TRT World notes the UAE’s stance while referencing the nearby US Al Dhafra base.
The National News frames the warning in the immediate aftermath of the carrier’s entry into CENTCOM’s area and stresses calls for dialogue and de-escalation.
The Australian and Spectrum News 1 report on deployments near strategic chokepoints — two destroyers near the Strait of Hormuz and carrier escorts in the region — underlining why the UAE would seek to prevent its territory being used as a launch corridor for strikes that could imperil regional trade and its own security posture.
Coverage Differences
Security vs. commercial framing
TRT and thenationalnews emphasize security‑infrastructure proximity (Al Dhafra, carrier arrival), while outlets citing chokepoint deployments (The Australian, Spectrum News 1) connect military moves to commercial and maritime stability concerns.
Policy signal vs. operational reality
Some sources treat the UAE’s statement as a formal policy signal of neutrality (PressTV, thenationalnews), while others note the complex reality of nearby foreign bases and allied operations that could complicate strictly enforced neutrality (TRT, The Australian).
Media framing of UAE stance
The UAE’s ban on using its airspace for attacks on Iran functions as a clear diplomatic signal amid heightened tensions.
This signal comes against a fraught mix of U.S. force posture, Iranian warnings, and militia threats.
Reporting on the situation varies in focus and assessed risks.
Associated Press and AP News highlight the deployment and diplomatic framing and note disputed casualty figures tied to Iran’s internal unrest.

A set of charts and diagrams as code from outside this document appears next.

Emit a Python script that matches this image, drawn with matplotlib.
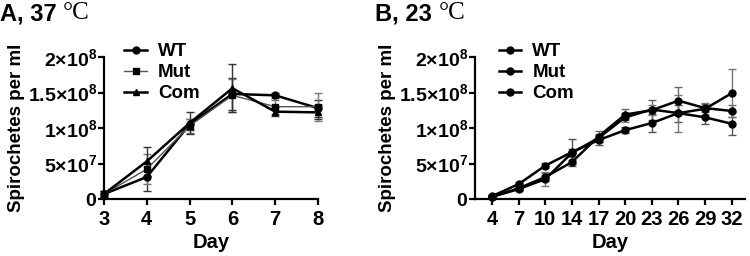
import matplotlib
matplotlib.use("Agg")
import matplotlib.pyplot as plt
import numpy as np

plt.rcParams['font.family'] = ['Liberation Sans', 'DejaVu Sans']
plt.rcParams['font.weight'] = 'bold'
plt.rcParams['mathtext.fontset'] = 'custom'
plt.rcParams['mathtext.rm'] = 'Liberation Sans:bold'
plt.rcParams['mathtext.bf'] = 'Liberation Sans:bold'

# panel A, 37 C
days_a = [3, 4, 5, 6, 7, 8]
wt_a = [0.07, 0.31, 1.05, 1.48, 1.46, 1.28]
mut_a = [0.07, 0.42, 1.03, 1.46, 1.30, 1.30]
com_a = [0.07, 0.53, 1.07, 1.56, 1.23, 1.22]
wt_a_err = [0.04, 0.20, 0.08, 0.22, 0.04, 0.12]
mut_a_err = [0.04, 0.21, 0.10, 0.23, 0.10, 0.20]
com_a_err = [0.04, 0.20, 0.15, 0.34, 0.06, 0.10]

# panel B, 23 C
days_b = ['4', '7', '10', '14', '17', '20', '23', '26', '29', '32']
wt_b = [0.04, 0.21, 0.47, 0.66, 0.83, 0.97, 1.07, 1.21, 1.15, 1.06]
mut_b = [0.03, 0.15, 0.31, 0.52, 0.88, 1.19, 1.25, 1.385, 1.28, 1.24]
com_b = [0.03, 0.14, 0.28, 0.65, 0.86, 1.15, 1.26, 1.21, 1.27, 1.49]
wt_b_err = [0.02, 0.03, 0.04, 0.19, 0.07, 0.04, 0.13, 0.12, 0.10, 0.16]
mut_b_err = [0.02, 0.03, 0.05, 0.03, 0.08, 0.08, 0.14, 0.19, 0.06, 0.08]
com_b_err = [0.02, 0.03, 0.10, 0.06, 0.06, 0.06, 0.07, 0.26, 0.08, 0.34]

scale = 1e8
yticks = [0, 0.5e8, 1e8, 1.5e8, 2e8]
ylabels = [r'$\mathbf{0}$', r'$\mathbf{5×10^{7}}$', r'$\mathbf{1×10^{8}}$',
           r'$\mathbf{1.5×10^{8}}$', r'$\mathbf{2×10^{8}}$']

fig = plt.figure(figsize=(7.5, 2.56), dpi=100)
axA = fig.add_axes([104/750, 1-199/256, 214/750, 142/256])
axB = fig.add_axes([475/750, 1-199/256, 270/750, 142/256])

def style(ax):
    for s in ['top', 'right']:
        ax.spines[s].set_visible(False)
    for s in ['left', 'bottom']:
        ax.spines[s].set_linewidth(1.6)
    ax.tick_params(width=1.6, length=4)
    ax.tick_params(axis='x', labelsize=14.5, pad=4)
    ax.tick_params(axis='y', labelsize=14, pad=1)
    ax.set_ylim(0, 2e8)
    ax.set_yticks(yticks)
    ax.set_yticklabels(ylabels)
    ax.set_xlabel('Day', fontsize=14.5, fontweight='bold', labelpad=3)
    ax.set_ylabel('Spirochetes per ml', fontsize=13.5, fontweight='bold', labelpad=2)

# A
xa = np.array(days_a)
axA.errorbar(xa, np.array(wt_a)*scale, yerr=np.array(wt_a_err)*scale, color='black', lw=1.8,
             marker='o', ms=5, capsize=3, elinewidth=1, ecolor='#333333', label='WT', clip_on=False)
axA.errorbar(xa, np.array(mut_a)*scale, yerr=np.array(mut_a_err)*scale, color='#555555', lw=1,
             marker='s', ms=5, mfc='black', mec='black', capsize=3, elinewidth=1, ecolor='#777777',
             label='Mut', clip_on=False)
axA.errorbar(xa, np.array(com_a)*scale, yerr=np.array(com_a_err)*scale, color='black', lw=1.8,
             marker='^', ms=5, capsize=3, elinewidth=1, ecolor='#333333', label='Com', clip_on=False)
axA.set_xlim(3, 8)
axA.set_xticks(days_a)
style(axA)

# B
xb = np.arange(len(days_b))
axB.errorbar(xb, np.array(wt_b)*scale, yerr=np.array(wt_b_err)*scale, color='black', lw=1.8,
             marker='o', ms=5, capsize=3, elinewidth=1, ecolor='#555555', label='WT', clip_on=False)
axB.errorbar(xb, np.array(mut_b)*scale, yerr=np.array(mut_b_err)*scale, color='black', lw=1.8,
             marker='o', ms=5, capsize=3, elinewidth=1, ecolor='#666666', label='Mut', clip_on=False)
axB.errorbar(xb, np.array(com_b)*scale, yerr=np.array(com_b_err)*scale, color='black', lw=1.8,
             marker='o', ms=5, capsize=3, elinewidth=1, ecolor='#777777', label='Com', clip_on=False)
axB.set_xlim(-0.64, 9.5)
axB.set_xticks(xb)
axB.set_xticklabels(days_b)
style(axB)

for ax in [axA, axB]:
    handles, labels = ax.get_legend_handles_labels()
    handles = [h[0] for h in handles]
    ax.legend(handles, labels, loc='upper left', bbox_to_anchor=(0.06, 1.15), frameon=False,
              handlelength=1.2, handletextpad=0.6, labelspacing=0.2,
              borderaxespad=0, prop={'weight': 'bold', 'size': 13.5})

# panel titles
for x0, t in [(0.0, 'A, 37 '), (375/750, 'B, 23 ')]:
    txt = fig.text(x0, 1-2/256, t, fontsize=17, fontweight='bold', va='top', ha='left')
    fig.canvas.draw()
    bb = txt.get_window_extent()
    fig.text(bb.x1/fig.bbox.width, 1-2/256, '°C', fontsize=18, family='Liberation Serif',
             fontweight='normal', va='top', ha='left')

fig.savefig('out.png', dpi=100)
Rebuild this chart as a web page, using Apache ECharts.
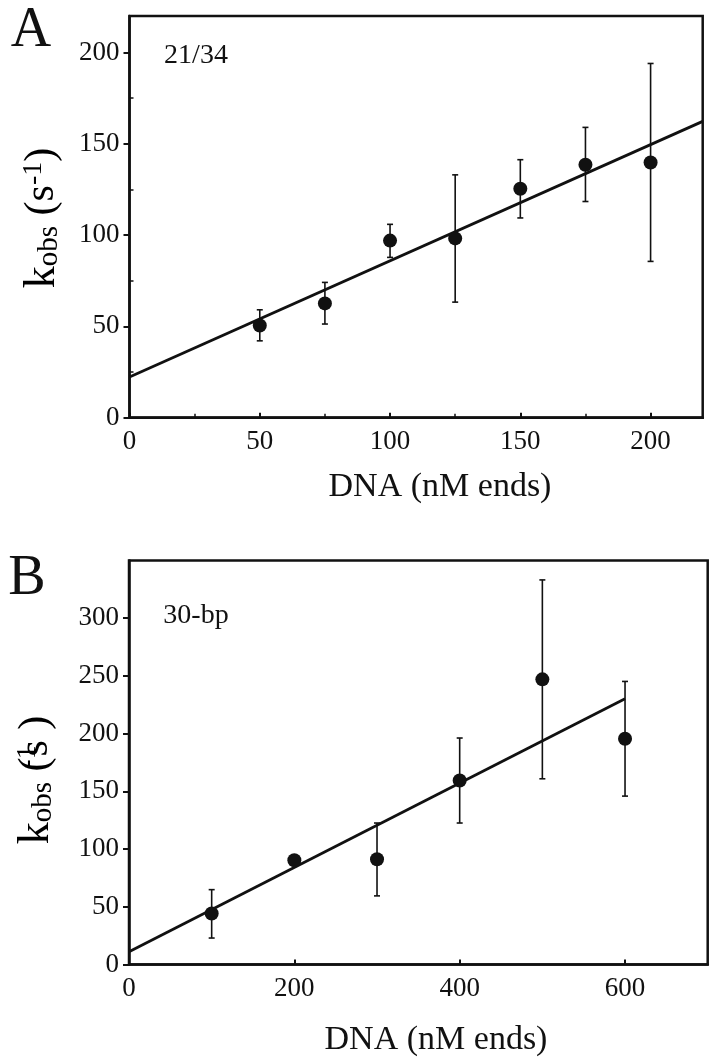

PressTV and Al-Jazeera emphasize calls for de-escalation and connect the moment to U.S.-Israeli rhetoric around the protests.

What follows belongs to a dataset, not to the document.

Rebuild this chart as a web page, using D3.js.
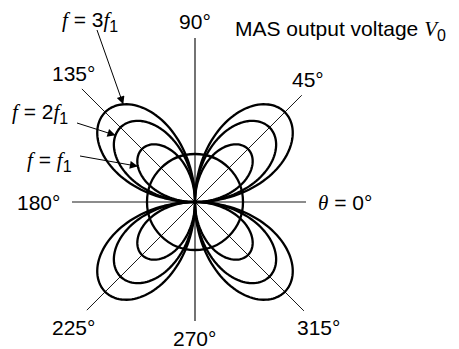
<!DOCTYPE html>
<html>
<head>
<meta charset="utf-8">
<script src="https://cdn.jsdelivr.net/npm/d3@7"></script>
<style>
  html, body { margin: 0; padding: 0; background: #fff; }
  svg { display: block; }
  text { font-family: "Liberation Sans", Arial, Helvetica, sans-serif; font-size: 21px; fill: #000; }
  .it { font-family: "Liberation Serif", "Times New Roman", serif; font-style: italic; }
</style>
</head>
<body>
<svg id="chart" width="459" height="349"></svg>
<script>
// Directional response of the MAS output voltage for three excitation frequencies
const seriesNames = ["f1", "2f1", "3f1"];
const lobePeaks = [0.59, 0.83, 1.0];          // peak output (relative) along the 45° diagonals
const circleLevel = 0.378;                     // isotropic reference level
const spokeAngles = [0, 45, 90, 135, 180, 225, 270, 315];
const spokeLabels = ["θ = 0°", "45°", "90°", "135°", "180°", "225°", "270°", "315°"];
const arrowAngles = [148, 140, 126.3];         // where each label arrow meets its curve

// layout
const cx = 195, cy = 202;
const spokeLen = [111, 151, 164, 160, 123, 153, 119, 154];
const labelPos = [
  [318, 210, "start"], [292, 87, "start"], [195, 29, "middle"], [52, 81, "start"],
  [17, 210, "start"], [52, 335, "start"], [173, 346, "start"], [297, 335, "start"]
];
const freqLabelPos = [[27, 167], [12, 119], [62, 27]];
const arrowStart = [[80, 156], [77, 123], [97, 30]];

const svg = d3.select("#chart");
const r = d3.scaleLinear().domain([0, 1]).range([0, 127]);
const rad = d => d * Math.PI / 180;
const toXY = (deg, v) => [cx + r(v) * Math.cos(rad(deg)), cy - r(v) * Math.sin(rad(deg))];

// spokes
svg.append("g").selectAll("line").data(spokeAngles).join("line")
  .attr("x1", cx).attr("y1", cy)
  .attr("x2", (d, i) => cx + spokeLen[i] * Math.cos(rad(d)))
  .attr("y2", (d, i) => cy - spokeLen[i] * Math.sin(rad(d)))
  .attr("stroke", d => d % 180 === 0 ? "#666" : "#000")
  .attr("stroke-width", d => d % 180 === 0 ? 1.4 : (d % 90 === 0 ? 1.1 : 0.9));

// reference circle
svg.append("circle").attr("cx", cx).attr("cy", cy).attr("r", r(circleLevel))
  .attr("fill", "none").attr("stroke", "#000").attr("stroke-width", 2.3);

// four-lobed response patterns  V ∝ |sin 2θ|
const thetas = d3.range(0, 361, 1);
const radial = d3.lineRadial()
  .angle(d => Math.PI / 2 - rad(d.t))
  .radius(d => r(d.v));
svg.append("g").attr("transform", `translate(${cx},${cy})`)
  .selectAll("path").data(lobePeaks).join("path")
  .attr("d", p => radial(thetas.map(t => ({ t, v: p * Math.abs(Math.sin(2 * rad(t))) }))))
  .attr("fill", "none").attr("stroke", "#000").attr("stroke-width", 2.3)
  .attr("stroke-linejoin", "round");

// spoke labels
const lab = svg.append("g");
spokeLabels.forEach((s, i) => {
  const t = lab.append("text").attr("x", labelPos[i][0]).attr("y", labelPos[i][1])
    .attr("text-anchor", labelPos[i][2]);
  if (s.startsWith("θ")) {
    t.append("tspan").attr("class", "it").text("θ");
    t.append("tspan").text(s.slice(1));
  } else t.text(s);
});

// title
const title = svg.append("text").attr("x", 235).attr("y", 36).attr("font-size", 22);
title.append("tspan").text("MAS output voltage ");
title.append("tspan").attr("class", "it").text("V");
title.append("tspan").attr("dy", 5).attr("font-size", 16).text("0");

// frequency labels with arrows
svg.append("defs").append("marker").attr("id", "head")
  .attr("viewBox", "0 0 10 10").attr("refX", 10).attr("refY", 5)
  .attr("markerWidth", 13).attr("markerHeight", 8).attr("markerUnits", "userSpaceOnUse")
  .attr("orient", "auto")
  .append("path").attr("d", "M0,0L10,5L0,10z").attr("fill", "#000");

seriesNames.forEach((name, i) => {
  const [lx, ly] = freqLabelPos[i];
  const t = svg.append("text").attr("x", lx).attr("y", ly);
  t.append("tspan").attr("class", "it").text("f");
  t.append("tspan").text(" = " + (name.startsWith("f") ? "" : name[0]));
  t.append("tspan").attr("class", "it").text("f");
  t.append("tspan").attr("dy", 5).attr("font-size", 16).text("1");
  const a = arrowAngles[i];
  const tip = toXY(a, lobePeaks[i] * Math.abs(Math.sin(2 * rad(a))));
  svg.append("line").attr("x1", arrowStart[i][0]).attr("y1", arrowStart[i][1])
    .attr("x2", tip[0]).attr("y2", tip[1])
    .attr("stroke", "#000").attr("stroke-width", 1)
    .attr("marker-end", "url(#head)");
});
</script>
</body>
</html>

Western outlets such as Newsmax and The National emphasize U.S. options and regional hardware.
Disagreements among these reports — about how imminent a strike might be, how cohesive Iran’s proxies remain, and how strictly the UAE can police its airspace — are evident and remain unresolved.
Coverage Differences
Narrative focus
Western mainstream sources (AP/Associated Press) emphasize the military deployment and diplomatic language, West Asian outlets (PressTV, Al‑Jazeera, TRT) stress de‑escalation and sovereignty, and Western alternative outlets (Newsmax, thenationalnews) put more weight on U.S. force posture and operational options.
Uncertainty & missing clarity
Reports diverge on immediate operational intent (some say the carrier is a deterrent 'just in case', others note it had not reached an operational strike position) and on the scale of internal unrest in Iran (widely differing casualty figures are cited), which leaves the overall risk assessment ambiguous.